Without the pictures, return all of the material exactly as written.

.....

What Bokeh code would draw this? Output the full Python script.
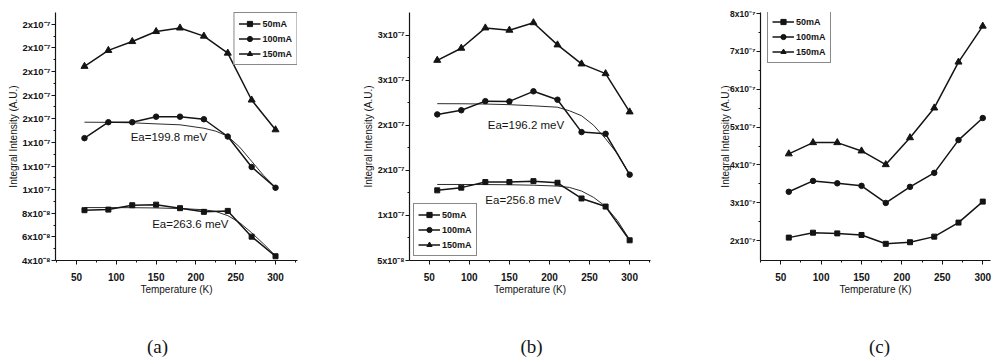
from bokeh.plotting import figure
from bokeh.layouts import row, column
from bokeh.models import (Range1d, FixedTicker, CustomJSTickFormatter, Label,
                          Legend, LegendItem)
from bokeh.embed import file_html
from bokeh.resources import INLINE
from bokeh.core.properties import value

# ---------------- data (intensities in units of 1e-7 A.U.) ----------------
temps = [60, 90, 120, 150, 180, 210, 240, 270, 300]
fit_temps = [60, 90, 120, 150, 180, 210, 225, 240, 255, 270, 285, 300]
series_names = ["50mA", "100mA", "150mA"]
markers = ["square", "circle", "triangle"]

# panel (a)
a_50 = [0.826, 0.831, 0.868, 0.873, 0.843, 0.812, 0.820, 0.602, 0.436]
a_100 = [1.436, 1.571, 1.571, 1.618, 1.618, 1.596, 1.450, 1.192, 1.016]
a_150 = [2.044, 2.179, 2.254, 2.339, 2.369, 2.300, 2.156, 1.759, 1.507]
a_fit_50 = [0.848, 0.848, 0.847, 0.845, 0.840, 0.830, 0.815, 0.780, 0.720, 0.635, 0.540, 0.440]
a_fit_100 = [1.571, 1.570, 1.566, 1.557, 1.549, 1.520, 1.495, 1.452, 1.360, 1.240, 1.120, 1.020]
a_ea = ["Ea=199.8 meV", "Ea=263.6 meV"]
a_ea_x = [118, 145]
a_ea_y = [1.442, 0.711]
a_yticks = [0.4, 0.6, 0.8, 1.0, 1.2, 1.4, 1.6, 1.8, 2.0, 2.2, 2.4]

# panel (b)
b_50 = [1.278, 1.308, 1.370, 1.370, 1.380, 1.362, 1.188, 1.098, 0.724]
b_100 = [2.120, 2.166, 2.267, 2.264, 2.376, 2.283, 1.924, 1.905, 1.452]
b_150 = [2.720, 2.854, 3.079, 3.054, 3.137, 2.891, 2.680, 2.572, 2.148]
b_fit_50 = [1.343, 1.343, 1.342, 1.340, 1.335, 1.325, 1.310, 1.270, 1.200, 1.100, 0.940, 0.730]
b_fit_100 = [2.239, 2.238, 2.235, 2.228, 2.215, 2.200, 2.160, 2.105, 2.000, 1.850, 1.680, 1.452]
b_ea = ["Ea=196.2 meV", "Ea=256.8 meV"]
b_ea_x = [123, 120]
b_ea_y = [2.003, 1.170]
b_yticks = [0.5, 1.0, 1.5, 2.0, 2.5, 3.0]

# panel (c)
c_50 = [2.078, 2.208, 2.190, 2.148, 1.914, 1.956, 2.104, 2.475, 3.030]
c_100 = [3.290, 3.577, 3.514, 3.447, 2.995, 3.420, 3.790, 4.657, 5.240]
c_150 = [4.293, 4.590, 4.590, 4.370, 4.008, 4.720, 5.506, 6.720, 7.670]
c_yticks = [2, 3, 4, 5, 6, 7, 8]

x_ticks = [50, 100, 150, 200, 250, 300]
x_minor = [25, 75, 125, 175, 225, 275, 325]
panel_labels = ["(a)", "(b)", "(c)"]
panel_label_x = [157, 531, 879]

FONT = "Liberation Sans"
INK = "#141414"

y_fmt = CustomJSTickFormatter(code="""
    const small = tick < 0.95;
    const m = small ? Math.round(tick * 10) : Math.round(tick + 1e-9);
    return m + "x10" + (small ? "\u207b\u2078" : "\u207b\u2077");
""")


def make_panel(width, borders, xr, yr, yticks, tick_font, series, fits, ea,
               legend_loc, ylab_standoff):
    left, right, top, bottom = borders
    p = figure(width=width, height=325, output_backend="svg", toolbar_location=None,
               x_range=Range1d(*xr), y_range=Range1d(*yr),
               min_border_left=left, min_border_right=right,
               min_border_top=top, min_border_bottom=bottom)
    p.outline_line_color = None
    p.grid.visible = False
    p.background_fill_color = "white"
    p.border_fill_color = "white"

    for ax in (p.xaxis[0], p.yaxis[0]):
        ax.axis_line_color = INK
        ax.axis_line_width = 1.2
        ax.major_tick_line_color = INK
        ax.minor_tick_line_color = INK
        ax.major_tick_out = 4
        ax.major_tick_in = 0
        ax.minor_tick_out = 2
        ax.minor_tick_in = 0
        ax.axis_label_text_font = FONT
        ax.axis_label_text_font_style = "normal"
        ax.axis_label_text_font_size = "10px"
        ax.axis_label_text_color = INK
        ax.major_label_text_font = FONT
        ax.major_label_text_font_style = "bold"
        ax.major_label_text_color = INK

    xa = p.xaxis[0]
    xa.ticker = FixedTicker(ticks=x_ticks, minor_ticks=x_minor)
    xa.axis_label = "Temperature (K)"
    xa.major_label_text_font_size = "10px"
    xa.major_label_standoff = 8
    xa.axis_label_standoff = 0

    ya = p.yaxis[0]
    ymin = [(yticks[i] + yticks[i + 1]) / 2 for i in range(len(yticks) - 1)]
    ya.ticker = FixedTicker(ticks=yticks, minor_ticks=ymin)
    ya.formatter = y_fmt
    ya.axis_label = "Integral Intensity (A.U.)"
    ya.major_label_text_font_size = tick_font
    ya.major_label_standoff = 1
    ya.axis_label_standoff = ylab_standoff

    for fy in fits:
        p.line(fit_temps, fy, line_color=INK, line_width=0.9)

    items = []
    sizes = {"square": 5, "circle": 5.5, "triangle": 7}
    for name, mk, ys in zip(series_names, markers, series):
        lr = p.line(temps, ys, line_color=INK, line_width=1.5)
        sr = p.scatter(temps, ys, marker=mk, size=sizes[mk], fill_color=INK,
                       line_color=INK)
        items.append(LegendItem(label=name, renderers=[lr, sr]))

    for txt, x, y in ea:
        p.add_layout(Label(x=x, y=y, text=txt, text_font=FONT, text_font_size="11.5px",
                           text_baseline="middle", text_color=INK))

    if isinstance(legend_loc, tuple) and isinstance(legend_loc[0], str):
        loc, margin = legend_loc
    else:
        loc, margin = legend_loc, 0
    leg = Legend(items=items, location=loc, margin=margin,
                 border_line_color=INK, border_line_width=1,
                 background_fill_color="white", background_fill_alpha=1,
                 label_text_font=FONT, label_text_font_size="9px",
                 label_text_font_style="bold", label_text_color=INK,
                 glyph_width=22, glyph_height=13, label_height=13,
                 spacing=2, padding=4, label_standoff=2)
    p.add_layout(leg)
    return p


pa = make_panel(330, (55, 33, 10, 65), (23.6, 327.6), (0.4, 2.5), a_yticks, "9.5px",
                [a_50, a_100, a_150], [a_fit_50, a_fit_100],
                list(zip(a_ea, a_ea_x, a_ea_y)),
                ("top_right", 0), 0)

pb = make_panel(330, (79, 10, 10, 62), (25.4, 326.0), (0.5, 3.25), b_yticks, "9px",
                [b_50, b_100, b_150], [b_fit_50, b_fit_100],
                list(zip(b_ea, b_ea_x, b_ea_y)),
                ("bottom_left", 4), 0)

pc = make_panel(332, (100, 2, 12, 61), (25.0, 309.6), (1.473, 8.03), c_yticks, "8.5px",
                [c_50, c_100, c_150], [],
                [],
                (7, 197), -4)

# strip below the panels holding the sub-figure tags
strip = figure(width=992, height=36, output_backend="svg", toolbar_location=None,
               x_range=Range1d(0, 992), y_range=Range1d(361, 325),
               min_border_left=0, min_border_right=0, min_border_top=0,
               min_border_bottom=0)
strip.axis.visible = False
strip.grid.visible = False
strip.outline_line_color = None
strip.text(x=panel_label_x, y=[346] * 3, text=panel_labels,
           text_font=value("Liberation Serif"), text_font_size="19px",
           text_align="center", text_baseline="middle", text_color=INK)

layout = column(row(pa, pb, pc), strip)
open("out.html", "w").write(file_html(layout, INLINE))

.....

» **Solution to the exercise**:
What Bokeh code would draw this? Output the full Python script.
from bokeh.plotting import figure
from bokeh.layouts import row, column
from bokeh.models import (Range1d, FixedTicker, CustomJSTickFormatter, Label,
                          Legend, LegendItem)
from bokeh.embed import file_html
from bokeh.resources import INLINE
from bokeh.core.properties import value

# ---------------- data (intensities in units of 1e-7 A.U.) ----------------
temps = [60, 90, 120, 150, 180, 210, 240, 270, 300]
fit_temps = [60, 90, 120, 150, 180, 210, 225, 240, 255, 270, 285, 300]
series_names = ["50mA", "100mA", "150mA"]
markers = ["square", "circle", "triangle"]

# panel (a)
a_50 = [0.826, 0.831, 0.868, 0.873, 0.843, 0.812, 0.820, 0.602, 0.436]
a_100 = [1.436, 1.571, 1.571, 1.618, 1.618, 1.596, 1.450, 1.192, 1.016]
a_150 = [2.044, 2.179, 2.254, 2.339, 2.369, 2.300, 2.156, 1.759, 1.507]
a_fit_50 = [0.848, 0.848, 0.847, 0.845, 0.840, 0.830, 0.815, 0.780, 0.720, 0.635, 0.540, 0.440]
a_fit_100 = [1.571, 1.570, 1.566, 1.557, 1.549, 1.520, 1.495, 1.452, 1.360, 1.240, 1.120, 1.020]
a_ea = ["Ea=199.8 meV", "Ea=263.6 meV"]
a_ea_x = [118, 145]
a_ea_y = [1.442, 0.711]
a_yticks = [0.4, 0.6, 0.8, 1.0, 1.2, 1.4, 1.6, 1.8, 2.0, 2.2, 2.4]

# panel (b)
b_50 = [1.278, 1.308, 1.370, 1.370, 1.380, 1.362, 1.188, 1.098, 0.724]
b_100 = [2.120, 2.166, 2.267, 2.264, 2.376, 2.283, 1.924, 1.905, 1.452]
b_150 = [2.720, 2.854, 3.079, 3.054, 3.137, 2.891, 2.680, 2.572, 2.148]
b_fit_50 = [1.343, 1.343, 1.342, 1.340, 1.335, 1.325, 1.310, 1.270, 1.200, 1.100, 0.940, 0.730]
b_fit_100 = [2.239, 2.238, 2.235, 2.228, 2.215, 2.200, 2.160, 2.105, 2.000, 1.850, 1.680, 1.452]
b_ea = ["Ea=196.2 meV", "Ea=256.8 meV"]
b_ea_x = [123, 120]
b_ea_y = [2.003, 1.170]
b_yticks = [0.5, 1.0, 1.5, 2.0, 2.5, 3.0]

# panel (c)
c_50 = [2.078, 2.208, 2.190, 2.148, 1.914, 1.956, 2.104, 2.475, 3.030]
c_100 = [3.290, 3.577, 3.514, 3.447, 2.995, 3.420, 3.790, 4.657, 5.240]
c_150 = [4.293, 4.590, 4.590, 4.370, 4.008, 4.720, 5.506, 6.720, 7.670]
c_yticks = [2, 3, 4, 5, 6, 7, 8]

x_ticks = [50, 100, 150, 200, 250, 300]
x_minor = [25, 75, 125, 175, 225, 275, 325]
panel_labels = ["(a)", "(b)", "(c)"]
panel_label_x = [157, 531, 879]

FONT = "Liberation Sans"
INK = "#141414"

y_fmt = CustomJSTickFormatter(code="""
    const small = tick < 0.95;
    const m = small ? Math.round(tick * 10) : Math.round(tick + 1e-9);
    return m + "x10" + (small ? "\u207b\u2078" : "\u207b\u2077");
""")


def make_panel(width, borders, xr, yr, yticks, tick_font, series, fits, ea,
               legend_loc, ylab_standoff):
    left, right, top, bottom = borders
    p = figure(width=width, height=325, output_backend="svg", toolbar_location=None,
               x_range=Range1d(*xr), y_range=Range1d(*yr),
               min_border_left=left, min_border_right=right,
               min_border_top=top, min_border_bottom=bottom)
    p.outline_line_color = None
    p.grid.visible = False
    p.background_fill_color = "white"
    p.border_fill_color = "white"

    for ax in (p.xaxis[0], p.yaxis[0]):
        ax.axis_line_color = INK
        ax.axis_line_width = 1.2
        ax.major_tick_line_color = INK
        ax.minor_tick_line_color = INK
        ax.major_tick_out = 4
        ax.major_tick_in = 0
        ax.minor_tick_out = 2
        ax.minor_tick_in = 0
        ax.axis_label_text_font = FONT
        ax.axis_label_text_font_style = "normal"
        ax.axis_label_text_font_size = "10px"
        ax.axis_label_text_color = INK
        ax.major_label_text_font = FONT
        ax.major_label_text_font_style = "bold"
        ax.major_label_text_color = INK

    xa = p.xaxis[0]
    xa.ticker = FixedTicker(ticks=x_ticks, minor_ticks=x_minor)
    xa.axis_label = "Temperature (K)"
    xa.major_label_text_font_size = "10px"
    xa.major_label_standoff = 8
    xa.axis_label_standoff = 0

    ya = p.yaxis[0]
    ymin = [(yticks[i] + yticks[i + 1]) / 2 for i in range(len(yticks) - 1)]
    ya.ticker = FixedTicker(ticks=yticks, minor_ticks=ymin)
    ya.formatter = y_fmt
    ya.axis_label = "Integral Intensity (A.U.)"
    ya.major_label_text_font_size = tick_font
    ya.major_label_standoff = 1
    ya.axis_label_standoff = ylab_standoff

    for fy in fits:
        p.line(fit_temps, fy, line_color=INK, line_width=0.9)

    items = []
    sizes = {"square": 5, "circle": 5.5, "triangle": 7}
    for name, mk, ys in zip(series_names, markers, series):
        lr = p.line(temps, ys, line_color=INK, line_width=1.5)
        sr = p.scatter(temps, ys, marker=mk, size=sizes[mk], fill_color=INK,
                       line_color=INK)
        items.append(LegendItem(label=name, renderers=[lr, sr]))

    for txt, x, y in ea:
        p.add_layout(Label(x=x, y=y, text=txt, text_font=FONT, text_font_size="11.5px",
                           text_baseline="middle", text_color=INK))

    if isinstance(legend_loc, tuple) and isinstance(legend_loc[0], str):
        loc, margin = legend_loc
    else:
        loc, margin = legend_loc, 0
    leg = Legend(items=items, location=loc, margin=margin,
                 border_line_color=INK, border_line_width=1,
                 background_fill_color="white", background_fill_alpha=1,
                 label_text_font=FONT, label_text_font_size="9px",
                 label_text_font_style="bold", label_text_color=INK,
                 glyph_width=22, glyph_height=13, label_height=13,
                 spacing=2, padding=4, label_standoff=2)
    p.add_layout(leg)
    return p


pa = make_panel(330, (55, 33, 10, 65), (23.6, 327.6), (0.4, 2.5), a_yticks, "9.5px",
                [a_50, a_100, a_150], [a_fit_50, a_fit_100],
                list(zip(a_ea, a_ea_x, a_ea_y)),
                ("top_right", 0), 0)

pb = make_panel(330, (79, 10, 10, 62), (25.4, 326.0), (0.5, 3.25), b_yticks, "9px",
                [b_50, b_100, b_150], [b_fit_50, b_fit_100],
                list(zip(b_ea, b_ea_x, b_ea_y)),
                ("bottom_left", 4), 0)

pc = make_panel(332, (100, 2, 12, 61), (25.0, 309.6), (1.473, 8.03), c_yticks, "8.5px",
                [c_50, c_100, c_150], [],
                [],
                (7, 197), -4)

# strip below the panels holding the sub-figure tags
strip = figure(width=992, height=36, output_backend="svg", toolbar_location=None,
               x_range=Range1d(0, 992), y_range=Range1d(361, 325),
               min_border_left=0, min_border_right=0, min_border_top=0,
               min_border_bottom=0)
strip.axis.visible = False
strip.grid.visible = False
strip.outline_line_color = None
strip.text(x=panel_label_x, y=[346] * 3, text=panel_labels,
           text_font=value("Liberation Serif"), text_font_size="19px",
           text_align="center", text_baseline="middle", text_color=INK)

layout = column(row(pa, pb, pc), strip)
open("out.html", "w").write(file_html(layout, INLINE))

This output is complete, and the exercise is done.